HTK consists of a set of library modules and tools available in C source form. The tools provide sophisticated facilities for speech analysis, HMM training, testing and results analysis. The software supports HMMs using both continuous density mixture Gaussians and discrete distributions and can be used to build complex HMM systems. The HTK release contains extensive documentation and examples.

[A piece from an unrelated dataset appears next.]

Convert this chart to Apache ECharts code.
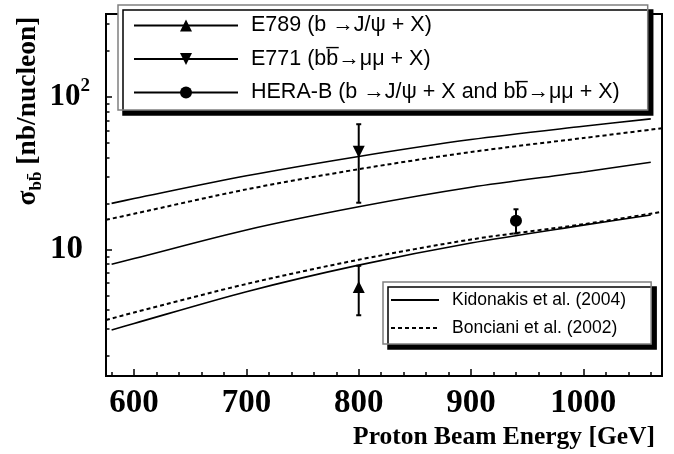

HTK was originally developed at the Machine Intelligence Laboratory (formerly known as the Speech Vision and Robotics Group) of the Cambridge University Engineering Department (CUED) where it has been used to build CUED's large vocabulary speech recognition systems (see CUED HTK LVR). In 1993 Entropic Research Laboratory Inc. acquired the rights to sell HTK and the development of HTK was fully transferred to Entropic in 1995 when the Entropic Cambridge Research Laboratory Ltd was established. HTK was sold by Entropic until 1999 when Microsoft bought Entropic. Microsoft has now licensed HTK back to CUED and is providing support so that CUED can redistribute HTK and provide development support via the HTK3 web site. See History of HTK for more details.
While Microsoft retains the copyright to the original HTK code, everybody is encouraged to make changes to the source code and contribute them for inclusion in HTK3.
Kaldi
Kaldi is a toolkit for speech recognition written in C++ and licensed under the Apache License v2.0. Kaldi is intended for use by speech recognition researchers.